OUCH - Getting It Done: The Year In Obama-Led Health Care Reform

Watch the video -- hilarious

http://www.youtube.com/watch?v=3aOILuS1i_M&feature=player_embedded

The time for games has passed
Now is the time to deliver on healthcare
We are going to get this done, this year
This is our moment to deliver
I am absolutely confident this is gonna pass

blah blah blah

http://corner.nationalreview.com/post/?q=NWY0MTE2NzI2MmZmZTIxM2QxMzQ3NzUzNTMyNzQ0NWY=


Reality Check [Victor Davis Hanson]

It was fanciful for the president on the eve of this week's election to warn that the direction of his agenda would be predicated on the outcome in Massachusetts — and then, roughly 24 hours later, send his operatives out to assure everyone that Scott Brown's victory had not much to do with anything in Washington.

When the most interviewed, photographed, and talkative president in recent history insists that his problems are a result of neglecting to communicate with the American people ("We lost some of that sense of speaking directly to the American people"), something seems unhinged. All that deception and contradiction do nothing to mitigate the popular outrage against Obama's broken promises on everything from airing the health-care debate on C-Span to closing down Guantanamo this week. The growing denial of reality is really hard to juxtapose with the effectiveness of Obama's 2008 campaign; it almost reminds one of Nixon's slick 1972 CREEP campaign followed by his descent into "Let me be perfectly clear" denials during much of 1973. Perhaps, in a way, it all makes perfect sense: The arrogance instilled by a successful campaign leads to excess that finishes in nemesis.


Gallup Poll: Americans Want Congress to Shelve Obamacare [Daniel Foster]

A majority of Americans favor Congress discontinuing work on health-care reform and instead considering alternatives with bipartisan support, according to a USA Today/Gallup poll. Only 39 percent of Americans think Congress should continue to try to pass some version of current bill.
The poll was conducted the day after Scott Brown's election to the U.S. Senate in Massachusetts, and 72 percent of respondents say Brown's victory reflects America's frustrations with Washington.

Unsurprisingly, the vast majority of Republicans (87 percent) favor stopping work on the bill. But notable is that a majority of independents (56 percent) and a not-insignificant number of Democrats (26 percent) also think the bill should tabled.
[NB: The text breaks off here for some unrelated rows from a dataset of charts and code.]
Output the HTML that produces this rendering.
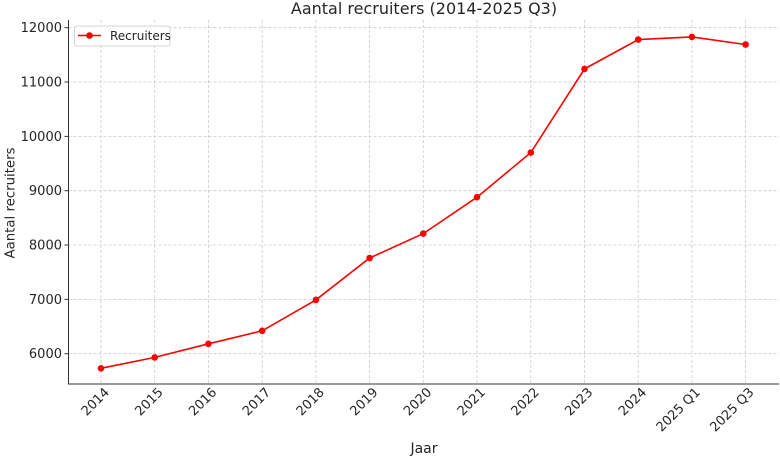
<!DOCTYPE html>
<html><head><meta charset="utf-8"><style>
html,body{margin:0;padding:0;background:#fff;}
svg{display:block;font-family:"DejaVu Sans","Liberation Sans",sans-serif;}
</style></head><body>
<svg width="780" height="458" viewBox="0 0 780 458" xmlns="http://www.w3.org/2000/svg">
<rect width="780" height="458" fill="#fff"/>
<text x="424" y="14" font-size="16" text-anchor="middle" fill="#262626">Aantal recruiters (2014-2025 Q3)</text>
<g stroke="#cccccc" stroke-width="0.8" stroke-dasharray="3,2">
<line x1="68.5" x2="779" y1="27.7" y2="27.7"/>
<line x1="68.5" x2="779" y1="82" y2="82"/>
<line x1="68.5" x2="779" y1="136.4" y2="136.4"/>
<line x1="68.5" x2="779" y1="190.7" y2="190.7"/>
<line x1="68.5" x2="779" y1="245" y2="245"/>
<line x1="68.5" x2="779" y1="299.4" y2="299.4"/>
<line x1="68.5" x2="779" y1="353.7" y2="353.7"/>
<line x1="101" x2="101" y1="20" y2="384"/>
<line x1="154.7" x2="154.7" y1="20" y2="384"/>
<line x1="208.4" x2="208.4" y1="20" y2="384"/>
<line x1="262.2" x2="262.2" y1="20" y2="384"/>
<line x1="315.9" x2="315.9" y1="20" y2="384"/>
<line x1="369.6" x2="369.6" y1="20" y2="384"/>
<line x1="423.3" x2="423.3" y1="20" y2="384"/>
<line x1="477" x2="477" y1="20" y2="384"/>
<line x1="530.8" x2="530.8" y1="20" y2="384"/>
<line x1="584.5" x2="584.5" y1="20" y2="384"/>
<line x1="638.2" x2="638.2" y1="20" y2="384"/>
<line x1="691.9" x2="691.9" y1="20" y2="384"/>
<line x1="745.6" x2="745.6" y1="20" y2="384"/>
</g>
<g stroke="#333" stroke-width="1">
<line x1="68.5" x2="68.5" y1="20" y2="384.5"/>
<line x1="68" x2="779" y1="384" y2="384"/>
</g>
<g stroke="#333" stroke-width="1">
<line x1="64.5" x2="68.5" y1="27.7" y2="27.7"/><line x1="64.5" x2="68.5" y1="82" y2="82"/><line x1="64.5" x2="68.5" y1="136.4" y2="136.4"/><line x1="64.5" x2="68.5" y1="190.7" y2="190.7"/><line x1="64.5" x2="68.5" y1="245" y2="245"/><line x1="64.5" x2="68.5" y1="299.4" y2="299.4"/><line x1="64.5" x2="68.5" y1="353.7" y2="353.7"/>
</g>
<g font-size="13" fill="#262626" text-anchor="end">
<text x="62" y="32.2">12000</text>
<text x="62" y="86.5">11000</text>
<text x="62" y="140.9">10000</text>
<text x="62" y="195.2">9000</text>
<text x="62" y="249.5">8000</text>
<text x="62" y="303.9">7000</text>
<text x="62" y="358.2">6000</text>
</g>
<g font-size="13" fill="#262626" text-anchor="end">
<text transform="translate(110,393) rotate(-45)">2014</text>
<text transform="translate(163.7,393) rotate(-45)">2015</text>
<text transform="translate(217.4,393) rotate(-45)">2016</text>
<text transform="translate(271.2,393) rotate(-45)">2017</text>
<text transform="translate(324.9,393) rotate(-45)">2018</text>
<text transform="translate(378.6,393) rotate(-45)">2019</text>
<text transform="translate(432.3,393) rotate(-45)">2020</text>
<text transform="translate(486,393) rotate(-45)">2021</text>
<text transform="translate(539.8,393) rotate(-45)">2022</text>
<text transform="translate(593.5,393) rotate(-45)">2023</text>
<text transform="translate(647.2,393) rotate(-45)">2024</text>
<text transform="translate(700.9,393) rotate(-45)">2025 Q1</text>
<text transform="translate(754.6,393) rotate(-45)">2025 Q3</text>
</g>
<text x="424" y="453" font-size="14" text-anchor="middle" fill="#262626">Jaar</text>
<text transform="translate(14.5,203) rotate(-90)" font-size="13.3" text-anchor="middle" fill="#262626">Aantal recruiters</text>
<polyline fill="none" stroke="#ff0000" stroke-width="1.6" points="101,368.3 154.7,357.4 208.4,343.8 262.2,330.8 315.9,299.9 369.6,258.0 423.3,233.6 477,197.2 530.8,152.6 584.5,68.9 638.2,39.6 691.9,36.9 745.6,44.5"/>
<g fill="#ff0000">
<circle cx="101" cy="368.3" r="3.3"/><circle cx="154.7" cy="357.4" r="3.3"/><circle cx="208.4" cy="343.8" r="3.3"/><circle cx="262.2" cy="330.8" r="3.3"/><circle cx="315.9" cy="299.9" r="3.3"/><circle cx="369.6" cy="258.0" r="3.3"/><circle cx="423.3" cy="233.6" r="3.3"/><circle cx="477" cy="197.2" r="3.3"/><circle cx="530.8" cy="152.6" r="3.3"/><circle cx="584.5" cy="68.9" r="3.3"/><circle cx="638.2" cy="39.6" r="3.3"/><circle cx="691.9" cy="36.9" r="3.3"/><circle cx="745.6" cy="44.5" r="3.3"/>
</g>
<rect x="74.5" y="26" width="95.5" height="20" rx="2" fill="#fff" fill-opacity="0.8" stroke="#d5d5d5" stroke-width="1"/>
<line x1="78" x2="101" y1="35.5" y2="35.5" stroke="#ff0000" stroke-width="1.6"/>
<circle cx="89.5" cy="35.5" r="3.3" fill="#ff0000"/>
<text x="110" y="40" font-size="12" fill="#262626">Recruiters</text>
</svg>
</body></html>
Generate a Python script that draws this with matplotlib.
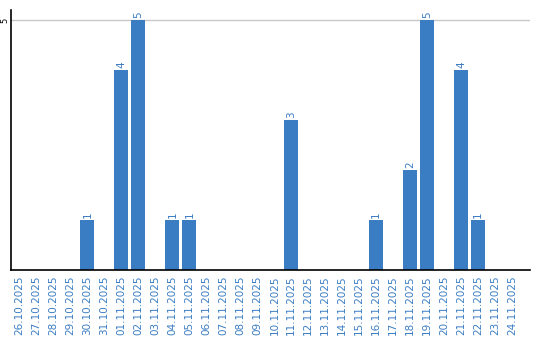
import matplotlib.pyplot as plt
import numpy as np

dates = [
    "26.10.2025", "27.10.2025", "28.10.2025", "29.10.2025", "30.10.2025",
    "31.10.2025", "01.11.2025", "02.11.2025", "03.11.2025", "04.11.2025",
    "05.11.2025", "06.11.2025", "07.11.2025", "08.11.2025", "09.11.2025",
    "10.11.2025", "11.11.2025", "12.11.2025", "13.11.2025", "14.11.2025",
    "15.11.2025", "16.11.2025", "17.11.2025", "18.11.2025", "19.11.2025",
    "20.11.2025", "21.11.2025", "22.11.2025", "23.11.2025", "24.11.2025",
]
counts = [0, 0, 0, 0, 1, 0, 4, 5, 0, 1,
          1, 0, 0, 0, 0, 0, 3, 0, 0, 0,
          0, 1, 0, 2, 5, 0, 4, 1, 0, 0]

BAR_COLOR = "#3b7dc3"
TEXT_COLOR = "#3b7dc3"

fig = plt.figure(figsize=(5.4, 3.4), dpi=100)
ax = fig.add_axes([11 / 540, 70 / 340, 519 / 540, 260 / 340])

x = np.arange(len(dates))
ax.bar(x, counts, width=0.82, color=BAR_COLOR, zorder=2)

for xi, c in zip(x, counts):
    if c > 0:
        ax.text(xi, c + 0.05, str(c), rotation=90, ha="center", va="bottom",
                fontsize=7.5, color=TEXT_COLOR)

ax.set_xlim(-0.5, 30.05)
ax.set_ylim(0, 5.2)
ax.set_yticks([5])
ax.set_yticklabels(["5"], rotation=90, va="center", fontsize=6)
ax.tick_params(axis="y", length=0, pad=1)
ax.axhline(5, color="#c8c8c8", linewidth=1, zorder=1)

ax.set_xticks(x)
ax.set_xticklabels(dates, rotation=90, fontsize=7.5, color=TEXT_COLOR)
ax.tick_params(axis="x", length=0, pad=4)

ax.spines["top"].set_visible(False)
ax.spines["right"].set_visible(False)
ax.spines["left"].set_linewidth(1.2)
ax.spines["bottom"].set_linewidth(1.2)

fig.savefig("out.png", dpi=100)
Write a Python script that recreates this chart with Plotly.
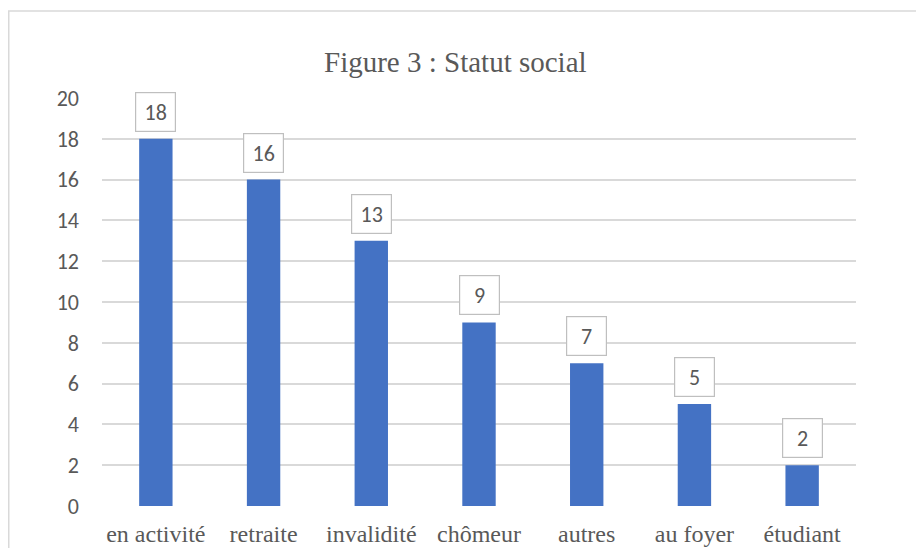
import plotly.graph_objects as go

categories = ["en activité", "retraite", "invalidité", "chômeur", "autres", "au foyer", "étudiant"]
values = [18, 16, 13, 9, 7, 5, 2]
y_ticks = [0, 2, 4, 6, 8, 10, 12, 14, 16, 18, 20]
title_text = "Figure 3 : Statut social"

# page body has an 8px margin, so the figure starts at (8, 8)
OFF = 8
W, H = 924 - 2 * OFF, 556 - 2 * OFF
L, T = 102 - OFF, 98 - OFF
R = W - (856 - OFF)
B = H - (506 - OFF)
pw, ph = W - L - R, H - T - B

SANS = "Carlito, Lato, 'Liberation Sans', sans-serif"
SERIF = "'Liberation Serif', 'Times New Roman', serif"
TXT = "#595959"

fig = go.Figure()
fig.add_trace(go.Bar(x=categories, y=values, marker=dict(color="#4472C4", line=dict(width=0)),
                     hoverinfo="x+y"))

annotations = []
for c, v in zip(categories, values):
    annotations.append(dict(x=c, y=v, xref="x", yref="y", text=str(v), showarrow=False,
                            yanchor="bottom", yshift=7, width=27, height=26,
                            borderpad=6, borderwidth=1.2, bordercolor="#BFBFBF", bgcolor="white",
                            font=dict(family=SANS, size=22, color=TXT)))
annotations.append(dict(x=(455 - OFF - L) / pw, y=1 + (T - (62 - OFF)) / ph, xref="paper", yref="paper",
                        text=title_text, showarrow=False, xanchor="center", yanchor="middle",
                        font=dict(family=SERIF, size=29, color=TXT)))

fig.update_layout(
    width=W, height=H,
    margin=dict(l=L, r=R, t=T, b=B, autoexpand=False),
    paper_bgcolor="white", plot_bgcolor="white",
    bargap=0.69, showlegend=False,
    annotations=annotations,
    shapes=[dict(type="rect", xref="paper", yref="paper",
                 x0=(8 - OFF - L + 0.75) / pw, x1=(W + 20 - L) / pw,
                 y0=-(B + 20) / ph, y1=1 + (T - (11 - OFF)) / ph,
                 line=dict(color="#D9D9D9", width=1.5), layer="below")],
    xaxis=dict(showgrid=False, zeroline=False, showline=False, ticks="",
               tickfont=dict(family=SERIF, size=24, color=TXT), ticklabelstandoff=11,
               automargin=False),
    yaxis=dict(range=[0, 20], tickvals=y_ticks, showgrid=True, gridcolor="#D9D9D9", gridwidth=1.5,
               zeroline=False, showline=False, ticks="",
               tickfont=dict(family=SANS, size=22, color=TXT), ticklabelstandoff=22,
               automargin=False),
)

fig.write_html("out.html")
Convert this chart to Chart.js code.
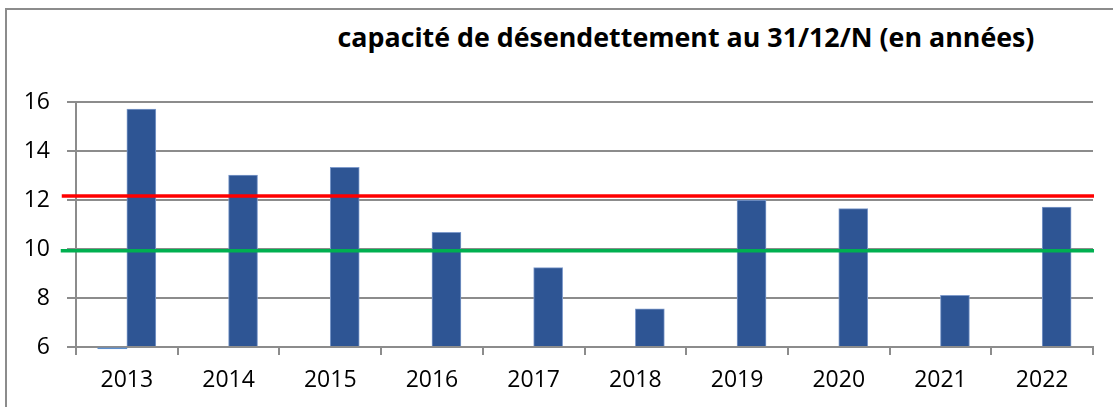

And in a clear rebuke of President Obama's decision to make health-care reform the centerpiece of his legislative agenda in his first year in office, a sizeable majority of respondents say that health-care should not be the president's top priority: 46 percent say it should be subsidiary to other, more pressing concerns, while 19 percent say it should not be a major priority at all.

UPDATE: A Rasmussen poll shows even more opposition to health-care:
Sixty-one percent (61%) of U.S. voters say Congress should drop health care reform and focus on more immediate ways to improve the economy and create jobs.